The Hunger Games: Catching Fire despite the limitations

The Hunger Games: Catching Fire owns the all-time November opening record for a film. When it was released in 2013, there was a big buzz around the movie, with die-hard fans of the book standing in line for days at a time to make sure they could get tickets for the premiere.

Suzanne Collins’ Catching Fire is considered by most fans (including myself) to be the best book in the series by a long shot. Catching Fire features more layers, more story and more character development than any other book in the trilogy; of course, it is expected that the movie will be able to portray these developments correctly.

Overall, director Francis Lawrence (with no family ties to Jennifer Lawrence, who plays Katniss Everdeen in the franchise), did a good job creating a movie that turned out to be more complex than a viewer would assume at first sight.
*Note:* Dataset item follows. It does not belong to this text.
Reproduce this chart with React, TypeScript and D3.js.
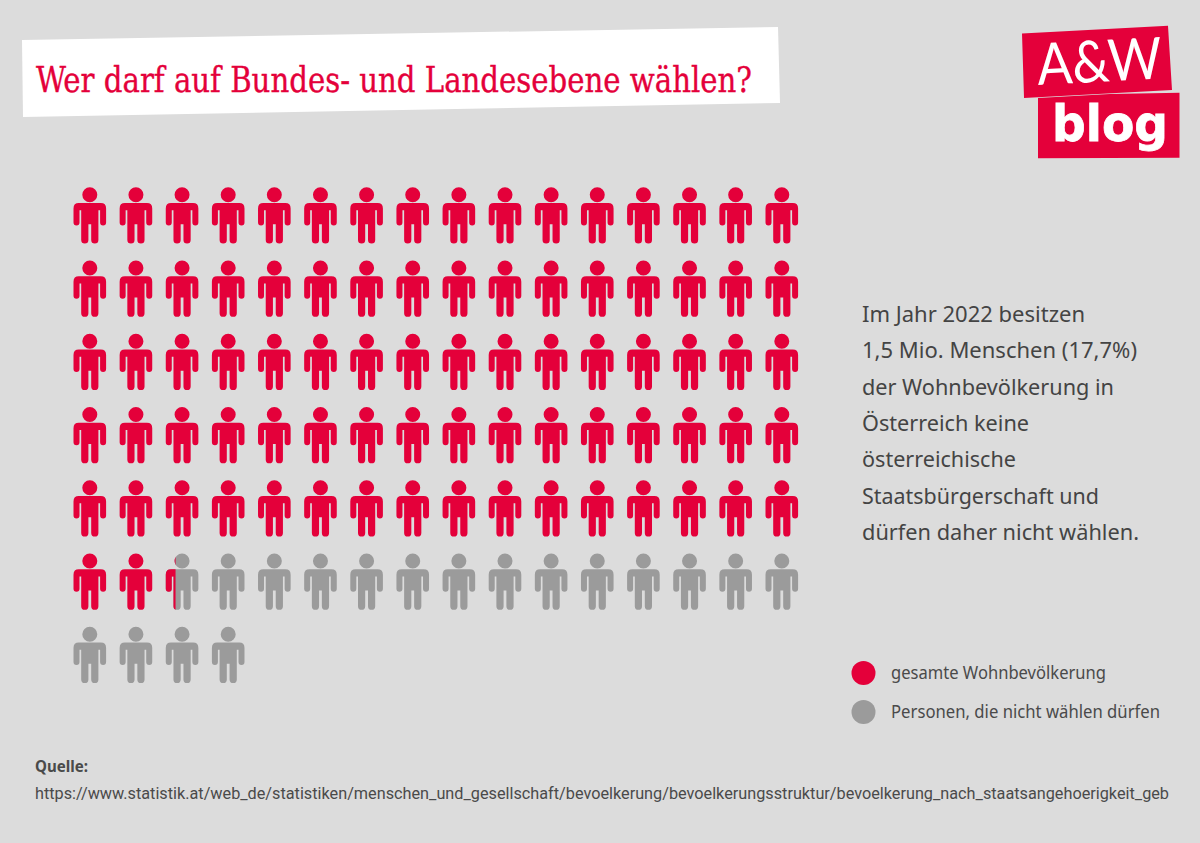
import React, { useEffect } from "react";
import * as d3 from "d3";

const titleText = "Wer darf auf Bundes- und Landesebene wählen?";
const totalPersons = 100;
const eligibleShare = 82.3;
const columnsPerRow = 16;
const rowCount = 7;
const bodyLines = [
  { text: "Im Jahr 2022 besitzen", width: 223 },
  { text: "1,5 Mio. Menschen (17,7%)", width: 275 },
  { text: "der Wohnbevölkerung in", width: 252 },
  { text: "Österreich keine", width: 167 },
  { text: "österreichische", width: 154 },
  { text: "Staatsbürgerschaft und", width: 237 },
  { text: "dürfen daher nicht wählen.", width: 277 },
];
const legendItems = [
  { label: "gesamte Wohnbevölkerung", color: "#e4003a", width: 215 },
  { label: "Personen, die nicht wählen dürfen", color: "#9b9b9b", width: 269 },
];
const sourceLabel = "Quelle:";
const sourceUrl =
  "https://www.statistik.at/web_de/statistiken/menschen_und_gesellschaft/bevoelkerung/bevoelkerungsstruktur/bevoelkerung_nach_staatsangehoerigkeit_geb";

const RED = "#e4003a";
const GREY = "#9b9b9b";
const BODY_FONT = "'Noto Sans', sans-serif";

const personPath =
  "M-11,8.3H11Q16.3,8.3 16.3,13.6V27.8A3,3 0 0 1 10.3,27.8V15.5H8.6V45.2A3.6,3.6 0 0 1 1.4,45.2V29.5H-1.4V45.2A3.6,3.6 0 0 1 -8.6,45.2V15.5H-10.3V27.8A3,3 0 0 1 -16.3,27.8V13.6Q-16.3,8.3 -11,8.3Z" +
  "M-7.5,0A7.5,7.5 0 1 0 7.5,0A7.5,7.5 0 1 0 -7.5,0Z";

export default function App() {
  useEffect(() => {
    document.body.style.margin = "0";
  }, []);
  const x = d3.scaleLinear().domain([0, columnsPerRow - 1]).range([89.8, 781.8]);
  const y = d3.scaleLinear().domain([0, rowCount - 1]).range([194.8, 634.3]);
  const fillScale = d3.scaleLinear().domain([0, 1]).range([-16.3, 16.3]);
  const persons = d3.range(totalPersons).map((i) => ({
    i,
    cx: x(i % columnsPerRow),
    cy: y(Math.floor(i / columnsPerRow)),
    share: Math.max(0, Math.min(1, eligibleShare - i)),
  }));
  return (
    <svg
      width={1200}
      height={843}
      viewBox="0 0 1200 843"
      style={{ position: "absolute", left: 0, top: 0, display: "block" }}
    >
      <rect width={1200} height={843} fill="#dcdcdc" />
      <polygon points="22,40 778,27 780,103 23,117" fill="#ffffff" />
      <text
        x={36}
        y={92}
        fill={RED}
        stroke={RED}
        strokeWidth={0.35}
        fontFamily="'DejaVu Serif Condensed', 'DejaVu Serif', serif"
        fontSize={36}
        textLength={716}
        lengthAdjust="spacingAndGlyphs"
      >
        {titleText}
      </text>

      <polygon points="1022,33.5 1168,25.7 1172,90 1024,98" fill={RED} />
      <polygon points="1038,98 1110,94 1179.5,92.7 1179.5,157.7 1038,158.3" fill={RED} />
      <text
        x={1038}
        y={85}
        transform="rotate(-3 1038 85)"
        fill="#fff"
        fontFamily="Lato, sans-serif"
        fontWeight={400}
        fontSize={58}
        textLength={125}
        lengthAdjust="spacingAndGlyphs"
      >
        A&amp;W
      </text>
      <text
        x={1052}
        y={141}
        fill="#fff"
        stroke="#fff"
        strokeWidth={0.8}
        fontFamily="'DejaVu Sans', sans-serif"
        fontWeight={700}
        fontSize={50}
        textLength={116}
        lengthAdjust="spacingAndGlyphs"
      >
        blog
      </text>

      <defs>
        {persons
          .filter((p) => p.share > 0 && p.share < 1)
          .map((p) => (
            <clipPath key={p.i} id={`clip-${p.i}`}>
              <rect x={-20} y={-10} width={fillScale(p.share) + 20} height={70} />
            </clipPath>
          ))}
      </defs>
      {persons.map((p) => (
        <g key={p.i} transform={`translate(${p.cx},${p.cy})`}>
          <path d={personPath} fill={p.share === 1 ? RED : GREY} />
          {p.share > 0 && p.share < 1 && (
            <path d={personPath} fill={RED} clipPath={`url(#clip-${p.i})`} />
          )}
        </g>
      ))}

      {bodyLines.map((l, i) => (
        <text
          key={l.text}
          x={862}
          y={322 + i * 36.3}
          fill="#444"
          fontFamily={BODY_FONT}
          fontSize={21.5}
          textLength={l.width}
          lengthAdjust="spacingAndGlyphs"
        >
          {l.text}
        </text>
      ))}

      {legendItems.map((l, i) => (
        <g key={l.label}>
          <circle cx={863.5} cy={673 + i * 39} r={12} fill={l.color} />
          <text
            x={891}
            y={679 + i * 39}
            fill="#4a4a4a"
            fontFamily={BODY_FONT}
            fontSize={17.5}
            textLength={l.width}
            lengthAdjust="spacingAndGlyphs"
          >
            {l.label}
          </text>
        </g>
      ))}

      <text
        x={35}
        y={772}
        fill="#4a4a4a"
        fontFamily={BODY_FONT}
        fontWeight={700}
        fontSize={16.5}
        textLength={53}
        lengthAdjust="spacingAndGlyphs"
      >
        {sourceLabel}
      </text>
      <text
        x={35}
        y={799}
        fill="#4a4a4a"
        fontFamily="Roboto, sans-serif"
        fontSize={16}
        textLength={1134}
        lengthAdjust="spacingAndGlyphs"
      >
        {sourceUrl}
      </text>
    </svg>
  );
}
But not everything worked out for the book’s biggest fans. The movie featured a very slow beginning, with barely any action at all until the thirty-minute mark. Once the action starts, it revolves mainly around President Snow, and although he is for sure the greatest villain in the movie, he’s not the only one; all the others should’ve gotten more attention too. Probably the biggest flaw of the movie was that it had to stick to a PG-13 rating, which left us without some of the most popular–and often disturbing–scenes from the book, such as a rain of blood that drowns several participants of the Hunger Games (yikes).

These things don’t necessarily make this a bad movie, but it does make it different from every other young adult film adaptation out there.

If you’ve read this series, what else would you have asked of Catching Fire?